INFORMATION SUPPLIED:
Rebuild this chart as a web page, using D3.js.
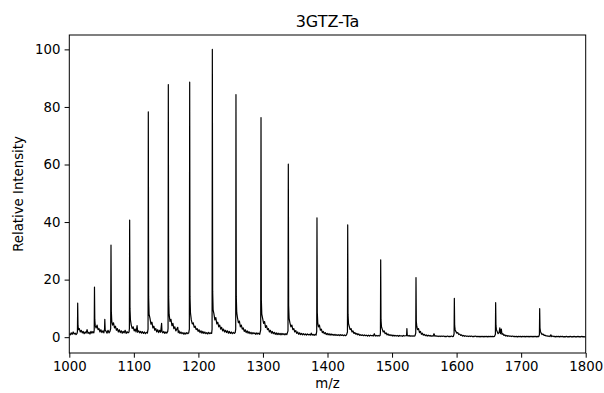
<!DOCTYPE html>
<html>
<head>
<meta charset="utf-8">
<script src="https://cdn.jsdelivr.net/npm/d3@7"></script>
<style>
  body { margin: 0; background: #fff; }
  svg { display: block; font-family: "DejaVu Sans", sans-serif; }
</style>
</head>
<body>
<div id="chart"></div>
<script>
// Chart text
const title = '3GTZ-Ta';
const xLabel = 'm/z';
const yLabel = 'Relative Intensity';
const xTicks = [1000, 1100, 1200, 1300, 1400, 1500, 1600, 1700, 1800];
const yTicks = [0, 20, 40, 60, 80, 100];

// Spectrum as [m/z, relative intensity]
const spectrum = [
  [1000,1.2],[1001.5,0.8],[1003,1.5],[1004.5,1.0],[1006,1.8],[1007.5,1.1],[1009,1.4],[1010.5,0.9],[1012,1.3],[1012.6,2.0],
  [1013,11.8],[1013.5,4.0],[1014.2,2.6],[1015.5,3.0],[1017,1.8],[1018.5,2.4],[1020,1.5],[1021.5,2.0],[1023,1.2],[1024.5,1.8],[1026,1.4],[1027.5,2.6],[1029,1.3],[1030.5,1.7],[1032,1.1],[1033.5,2.0],[1035,1.4],[1036.5,1.9],[1038,1.5],[1038.6,2.5],
  [1039,17.4],[1039.5,6.0],[1040.2,4.0],[1041.5,3.2],[1043,4.2],[1044.5,2.6],[1046,3.0],[1047.5,1.8],[1049,2.6],[1050.5,1.6],[1052,2.2],[1053.5,1.5],[1054.6,2.8],[1055,6.2],[1055.6,2.5],[1057,2.0],[1058.5,1.4],[1060,2.4],[1061.5,1.5],[1063,2.0],[1064.1,3.0],
  [1064.6,32],[1065.1,9],[1065.8,5.5],[1067,4.2],[1068.5,5.0],[1070,3.2],[1071.5,3.8],[1073,2.4],[1074.5,3.0],[1076,1.8],[1077.5,2.6],[1079,1.6],[1080.5,2.2],[1082,1.4],[1083.5,2.0],[1085,1.5],[1086.5,2.4],[1088,1.3],[1089.5,1.9],[1091,1.5],[1092.5,1.8],[1093.1,3.0],
  [1093.5,40.7],[1094,10],[1094.7,6],[1096,4.2],[1097.5,3.0],[1099,3.6],[1100.5,2.2],[1102,2.8],[1103.5,1.8],[1105,4.0],[1106,1.7],[1107.5,2.2],[1109,1.5],[1110.5,2.0],[1112,1.4],[1113.5,1.9],[1115,1.3],[1116.5,1.8],[1118,1.2],[1119.5,1.7],[1121,1.4],[1122,2.8],
  [1122.4,78.3],[1122.9,14],[1123.6,8],[1125,6.5],[1126.5,4.5],[1128,5.2],[1129.5,3.2],[1131,3.8],[1132.5,2.4],[1134,3.0],[1135.5,1.8],[1137,2.6],[1138.5,1.6],[1140,2.4],[1141.5,1.7],[1143,4.8],[1143.6,2.0],[1145,1.5],[1146.5,2.0],[1148,1.3],[1149.5,1.8],[1151,1.4],[1152.5,2.0],[1153,3.0],
  [1153.4,87.8],[1153.9,14],[1154.6,8],[1156,5.5],[1157.5,6.2],[1159,4.0],[1160.5,4.8],[1162,3.0],[1163.5,3.6],[1165,2.2],[1166.5,2.8],[1168,3.4],[1168.8,1.6],[1170,2.2],[1171.5,1.3],[1173,1.8],[1174.5,1.2],[1176,1.6],[1177.5,1.0],[1179,1.5],[1180.5,1.1],[1182,1.6],[1183.5,1.2],[1185,1.5],[1186,2.8],
  [1186.5,88.6],[1187,14],[1187.7,8.5],[1189,6.0],[1190.5,4.6],[1192,5.0],[1193.5,3.4],[1195,3.8],[1196.5,2.6],[1198,3.0],[1199.5,2.0],[1201,2.6],[1202.5,1.6],[1204,2.2],[1205.5,1.4],[1207,2.0],[1208.5,1.3],[1210,1.8],[1211.5,1.2],[1213,1.6],[1214.5,1.1],[1216,1.7],[1217.5,1.2],[1219,1.5],[1220.5,1.3],[1221.2,2.8],
  [1221.6,100],[1222.1,16],[1222.8,9.5],[1224,8.2],[1225.5,6.0],[1227,6.8],[1228.5,4.6],[1230,5.2],[1231.5,3.6],[1233,4.2],[1234.5,2.8],[1236,3.4],[1237.5,2.2],[1239,2.8],[1240.5,1.8],[1242,2.4],[1243.5,1.6],[1245,2.2],[1246.5,1.4],[1248,2.0],[1249.5,1.3],[1251,1.8],[1252.5,1.2],[1254,1.7],[1255.5,1.3],[1257,1.6],[1257.8,2.8],
  [1258.2,84.3],[1258.7,14],[1259.4,8.5],[1260.5,6.8],[1262,5.0],[1263.5,5.6],[1265,3.6],[1266.5,4.2],[1268,2.8],[1269.5,3.2],[1271,2.0],[1272.5,2.6],[1274,1.6],[1275.5,2.2],[1277,1.4],[1278.5,1.9],[1280,1.2],[1281.5,1.7],[1283,1.1],[1284.5,1.6],[1286,1.2],[1287.5,1.5],[1289,1.0],[1290.5,1.5],[1292,1.1],[1293.5,1.4],[1295,1.0],[1296.5,2.5],
  [1297,76.3],[1297.5,13],[1298.2,8],[1299.5,6.5],[1301,4.8],[1302.5,5.4],[1304,3.4],[1305.5,4.0],[1307,2.6],[1308.5,3.0],[1310,1.8],[1311.5,2.4],[1313,1.4],[1314.5,2.0],[1316,1.2],[1317.5,1.7],[1319,1.0],[1320.5,1.5],[1322,0.9],[1323.5,1.4],[1325,0.9],[1326.5,1.3],[1328,0.8],[1329.5,1.3],[1331,0.9],[1332.5,1.2],[1334,0.8],[1335.5,1.2],[1337,0.9],[1338.8,2.2],
  [1339.3,60.1],[1339.8,11],[1340.5,6.5],[1341.8,5.0],[1343.3,3.6],[1344.8,4.2],[1346.3,2.6],[1347.8,3.0],[1349.3,1.8],[1350.8,2.3],[1352.3,1.3],[1353.8,1.8],[1355.3,1.0],[1356.8,1.5],[1358.3,0.9],[1359.8,1.3],[1361.3,0.8],[1362.8,1.2],[1364.3,0.8],[1365.8,1.1],[1367.3,0.7],[1368.8,1.1],[1370.3,0.8],[1371.8,1.0],[1373.3,0.7],[1374.8,1.4],[1376.3,0.7],[1377.8,1.0],[1379.3,0.6],[1380.8,1.0],[1382.3,0.7],[1383.3,2.0],
  [1383.7,41.5],[1384.2,8.5],[1384.9,5.0],[1386,3.6],[1387.5,4.2],[1389,2.4],[1390.5,2.8],[1392,1.6],[1393.5,2.0],[1395,1.2],[1396.5,1.6],[1398,0.9],[1399.5,1.3],[1401,0.8],[1402.5,1.2],[1404,0.7],[1405.5,1.1],[1407,0.7],[1408.5,1.0],[1410,0.6],[1411.5,1.0],[1413,0.6],[1414.5,0.9],[1416,0.6],[1417.5,0.9],[1419,0.5],[1420.5,0.9],[1422,0.6],[1423.5,0.8],[1425,0.5],[1426.5,0.8],[1428,0.5],[1429.5,0.8],[1430.9,1.8],
  [1431.3,39],[1431.8,8],[1432.5,4.8],[1433.6,3.8],[1435,2.6],[1436.5,3.0],[1438,1.8],[1439.5,2.2],[1441,1.3],[1442.5,1.6],[1444,1.0],[1445.5,1.3],[1447,0.8],[1448.5,1.1],[1450,0.6],[1451.5,0.9],[1453,0.6],[1454.5,0.8],[1456,0.5],[1457.5,0.8],[1459,0.5],[1460.5,0.7],[1462,0.4],[1463.5,0.7],[1465,0.4],[1466.5,0.7],[1468,0.5],[1469.5,0.6],[1471,0.4],[1472.5,1.2],[1474,0.4],[1475.5,0.6],[1477,0.4],[1478.5,0.6],[1480,0.4],[1481.5,0.6],[1482,1.5],
  [1482.4,26.9],[1482.9,6],[1483.6,3.6],[1484.8,2.8],[1486.3,1.8],[1487.8,2.2],[1489.3,1.2],[1490.8,1.5],[1492.3,0.8],[1493.8,1.1],[1495.3,0.6],[1496.8,0.9],[1498.3,0.5],[1499.8,0.8],[1501.3,0.4],[1502.8,0.7],[1504.3,0.4],[1505.8,0.6],[1507.3,0.4],[1508.8,0.6],[1510.3,0.3],[1511.8,0.6],[1513.3,0.4],[1514.8,0.5],[1516.3,0.3],[1517.8,0.6],[1519.3,0.4],[1520.8,0.5],[1522.5,0.5],[1523,3.0],[1523.6,0.6],[1525,0.4],[1526.5,0.6],[1528,0.3],[1529.5,0.5],[1531,0.3],[1532.5,0.5],[1534,0.3],[1535.5,0.5],[1536.7,1.4],
  [1537.1,20.7],[1537.6,5.5],[1538.3,3.8],[1539.5,2.6],[1541,3.0],[1542.5,1.6],[1544,2.0],[1545.5,1.0],[1547,1.4],[1548.5,0.7],[1550,1.0],[1551.5,0.5],[1553,0.8],[1554.5,0.4],[1556,0.7],[1557.5,0.4],[1559,0.6],[1560.5,0.3],[1562,0.5],[1563.5,0.3],[1565,1.2],[1566.5,0.3],[1568,0.5],[1569.5,0.3],[1571,0.4],[1572.5,0.2],[1574,0.4],[1575.5,0.2],[1577,0.4],[1578.5,0.3],[1580,0.4],[1581.5,0.2],[1583,0.3],[1584.5,0.2],[1586,0.4],[1587.5,0.2],[1589,0.3],[1590.5,0.2],[1592,0.4],[1593.5,0.2],[1595,0.3],[1596.1,1.2],
  [1596.5,13.5],[1597,4.0],[1597.7,2.6],[1598.8,2.0],[1600.3,1.4],[1601.8,1.6],[1603.3,0.9],[1604.8,1.1],[1606.3,0.6],[1607.8,0.8],[1609.3,0.4],[1610.8,0.6],[1612.3,0.3],[1613.8,0.5],[1615.3,0.3],[1616.8,0.4],[1618.3,0.2],[1619.8,0.4],[1621.3,0.2],[1622.8,0.4],[1624.3,0.2],[1625.8,0.3],[1627.3,0.2],[1628.8,0.4],[1630.3,0.2],[1631.8,0.3],[1633.3,0.2],[1634.8,0.3],[1636.3,0.1],[1637.8,0.3],[1639.3,0.2],[1640.8,0.3],[1642.3,0.1],[1643.8,0.3],[1645.3,0.2],[1646.8,0.3],[1648.3,0.1],[1649.8,0.3],[1651.3,0.2],[1652.8,0.3],[1654.3,0.2],[1655.8,0.3],[1657.3,0.2],[1658.8,0.3],[1660.1,1.0],
  [1660.5,12],[1661,4.0],[1661.7,2.6],[1662.8,2.0],[1664.3,1.2],[1665.8,1.6],[1667,3.2],[1668,1.2],[1669.3,2.8],[1670.3,1.0],[1671.8,1.2],[1673.3,0.6],[1674.8,0.8],[1676.3,0.4],[1677.8,0.6],[1679.3,0.3],[1680.8,0.5],[1682.3,0.3],[1683.8,0.4],[1685.3,0.2],[1686.8,0.4],[1688.3,0.2],[1689.8,0.3],[1691.3,0.2],[1692.8,0.3],[1694.3,0.1],[1695.8,0.3],[1697.3,0.2],[1698.8,0.3],[1700.3,0.1],[1701.8,0.3],[1703.3,0.2],[1704.8,0.3],[1706.3,0.1],[1707.8,0.3],[1709.3,0.2],[1710.8,0.3],[1712.3,0.1],[1713.8,0.3],[1715.3,0.2],[1716.8,0.3],[1718.3,0.1],[1719.8,0.3],[1721.3,0.2],[1722.8,0.3],[1724.3,0.1],[1725.8,0.3],[1727.3,0.2],[1728.3,0.9],
  [1728.7,9.9],[1729.2,3.2],[1729.9,2.0],[1731,1.4],[1732.5,0.9],[1734,1.1],[1735.5,0.6],[1737,0.7],[1738.5,0.4],[1740,0.5],[1741.5,0.3],[1743,0.4],[1744.5,0.2],[1746,0.8],[1747.5,0.2],[1749,0.4],[1750.5,0.2],[1752,0.3],[1753.5,0.1],[1755,0.3],[1756.5,0.2],[1758,0.3],[1759.5,0.1],[1761,0.3],[1762.5,0.2],[1764,0.3],[1765.5,0.1],[1767,0.2],[1768.5,0.1],[1770,0.3],[1771.5,0.1],[1773,0.2],[1774.5,0.1],[1776,0.3],[1777.5,0.1],[1779,0.2],[1780.5,0.1],[1782,0.3],[1783.5,0.1],[1785,0.2],[1786.5,0.1],[1788,0.3],[1789.5,0.1],[1791,0.2],[1792.5,0.1],[1794,0.3],[1795.5,0.1],[1797,0.2],[1798.5,0.1],[1800,0.2]
];

const width = 604;
const height = 393;
const margin = { top: 35, right: 18.3, bottom: 40, left: 69.3 };
const innerW = width - margin.left - margin.right;
const innerH = height - margin.top - margin.bottom;

const svg = d3.select('#chart')
  .append('svg')
  .attr('width', width)
  .attr('height', height);

const g = svg.append('g')
  .attr('transform', `translate(${margin.left},${margin.top})`);

const x = d3.scaleLinear().domain([1000, 1800]).range([0, innerW]);
const y = d3.scaleLinear().domain([-5.5, 105]).range([innerH, 0]);

// Spectrum trace, clipped to the axes box
g.append('clipPath').attr('id', 'plot-clip')
  .append('rect').attr('width', innerW).attr('height', innerH);

const line = d3.line()
  .x(d => x(d[0]))
  .y(d => y(d[1]));

g.append('path')
  .datum(spectrum)
  .attr('clip-path', 'url(#plot-clip)')
  .attr('fill', 'none')
  .attr('stroke', '#000')
  .attr('stroke-width', 1.2)
  .attr('stroke-linejoin', 'round')
  .attr('d', line);

// Axes
const tickLen = 4.7;
const xAxis = g.append('g')
  .attr('transform', `translate(0,${innerH})`)
  .call(d3.axisBottom(x).tickValues(xTicks).tickSize(tickLen).tickPadding(4.2).tickFormat(d3.format('d')));

const yAxis = g.append('g')
  .call(d3.axisLeft(y).tickValues(yTicks).tickSize(tickLen).tickPadding(4.2).tickFormat(d3.format('d')));

[xAxis, yAxis].forEach(a => {
  a.select('.domain').remove();
  a.selectAll('line').attr('stroke', '#000').attr('stroke-width', 1);
  a.selectAll('text')
    .attr('fill', '#000')
    .style('font-family', '"DejaVu Sans", sans-serif')
    .style('font-size', '13.3px');
});

// Frame
g.append('rect')
  .attr('width', innerW)
  .attr('height', innerH)
  .attr('fill', 'none')
  .attr('stroke', '#000')
  .attr('stroke-width', 1);

// Title and labels
svg.append('text')
  .attr('x', margin.left + innerW / 2)
  .attr('y', 27)
  .attr('text-anchor', 'middle')
  .style('font-size', '16px')
  .text(title);

svg.append('text')
  .attr('x', margin.left + innerW / 2)
  .attr('y', 388)
  .attr('text-anchor', 'middle')
  .style('font-size', '13.3px')
  .text(xLabel);

svg.append('text')
  .attr('transform', `translate(23,${margin.top + innerH / 2}) rotate(-90)`)
  .attr('text-anchor', 'middle')
  .style('font-size', '13.3px')
  .text(yLabel);
</script>
</body>
</html>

EXERCISE:
Repeat the lines of the listing above verbatim, beginning at its first line and ending at the line containing "const yTicks = [0, 20, 40, 60, 80, 100];", which is included. Omit pictures.

WORKED ANSWER:
Rebuild this chart as a web page, using D3.js.
<!DOCTYPE html>
<html>
<head>
<meta charset="utf-8">
<script src="https://cdn.jsdelivr.net/npm/d3@7"></script>
<style>
  body { margin: 0; background: #fff; }
  svg { display: block; font-family: "DejaVu Sans", sans-serif; }
</style>
</head>
<body>
<div id="chart"></div>
<script>
// Chart text
const title = '3GTZ-Ta';
const xLabel = 'm/z';
const yLabel = 'Relative Intensity';
const xTicks = [1000, 1100, 1200, 1300, 1400, 1500, 1600, 1700, 1800];
const yTicks = [0, 20, 40, 60, 80, 100];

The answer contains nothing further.